While it's true that, all things being equal, a 256-bit graphics card offers double the memory bandwidth of its 128-bit counterpart, realistically, two graphics cards won't be separated only by bus size. Other factors, lsuch as the amount and speed of RAM, are always at play. For this reason, cards should always be compared by their overall memory bandwidth, never their bitrate.



Both 128- and 256-bit graphics cards are suitable for the vast majority of users. They are more than adequate for basic computing, and also for budget gaming and general use of 3D graphics packages like 3ds Max and Maya. Enthusiast-level cards remain 256-bit, with only the most powerful and expensive performance-level cards rated at 320-, 384-, and in rare cases, 512-bit.
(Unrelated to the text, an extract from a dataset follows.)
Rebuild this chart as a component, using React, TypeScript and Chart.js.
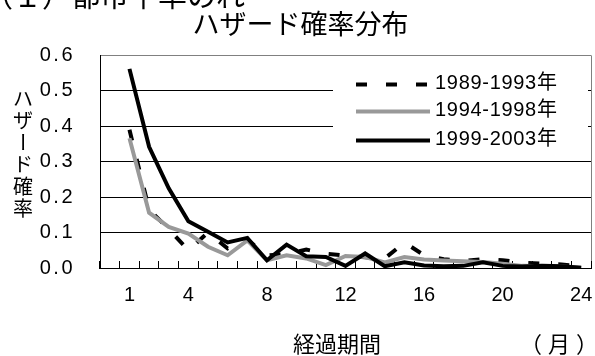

The bitrate of a graphics card is physically limited by the number of pins the processor has, so it can't be overclocked like a processor. A 128-bit card can never, in other words, be increased until it becomes a 256-bit card. Because memory bandwidth is a product of bitrate and RAM frequency, however, it's possible to increase a card's overall throughput by overclocking its RAM. And because bitrate and RAM frequency serve no purpose other than to contribute to overall memory bandwidth, any increase to one is effectively an increase for the other. That said, overclocking RAM is always more effective on cards with higher bitrates. An increase of 128 MHz to a 128-bit card's RAM frequency results in an additional 2.048 GB/s of throughput. If the card is 256-bit instead, that gain doubles to 4.096 GB/s.